Cape Breton University is partnering with a local organization on a program to pair students looking for housing with seniors who have a spare room. (Matthew Moore/CBC - image credit)
Cape Breton University is partnering with a local organization on a program to pair students looking for housing with seniors who have a spare room. (Matthew Moore/CBC - image credit)

A community group called Town House is partnering with Cape Breton University's social work department to pair students looking for a safe and affordable place to live with seniors who have room to spare.

The hope is that the program can benefit both students and seniors alike, says Patti McDonald, the executive director of Town House, a Glace Bay organization that aims to help marginalized people in the community.

Many seniors, she said, live alone in large homes that can be difficult to heat and maintain. Students, meanwhile, can often struggle finding affordable housing near school.

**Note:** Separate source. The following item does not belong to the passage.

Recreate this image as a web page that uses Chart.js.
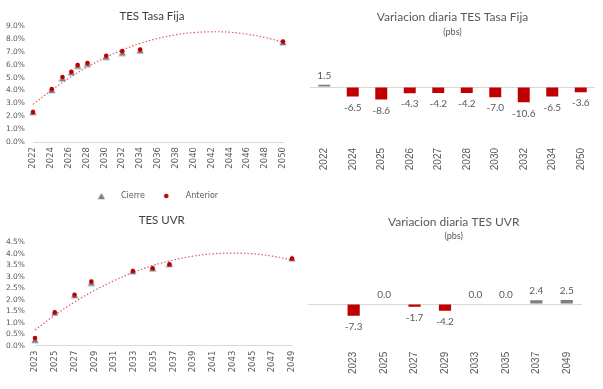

McDonald said the idea is that students and seniors will apply to be part of the program. Once matched, the student will pay an estimated $750 a month for the accommodations, but also be expected to help out around the house.

"We're going to really vet both groups … and make sure they're a good fit and a safe place to be for both, and then we're going to start building some community around that," she said.

Cynthia Conley, the director of the bachelor of social work program at CBU, says her department is going to support the program by studying the impact on those participating.

This would include looking at how home sharing is affecting feelings of isolation, depression or anxiety, and financial stability for the seniors participating, and assessing how students feel about helping around the home and being part of the program.

"It's well documented in the research … that seniors, as they age in place in their own homes, tend to experience a sense of isolation, and that sense of isolation … impacts both mental health outcomes and physical health outcomes," said Conley.

100 Women Who Care, which supports non-profit and charitable organizations in Cape Breton, has donated $10,000 to help establish the program. A Mitacs grant has been awarded to help fund the school's research.

Both Conley and McDonald say the plan is to pair 12 students with 12 seniors. The hope is that the program will be up and running this spring.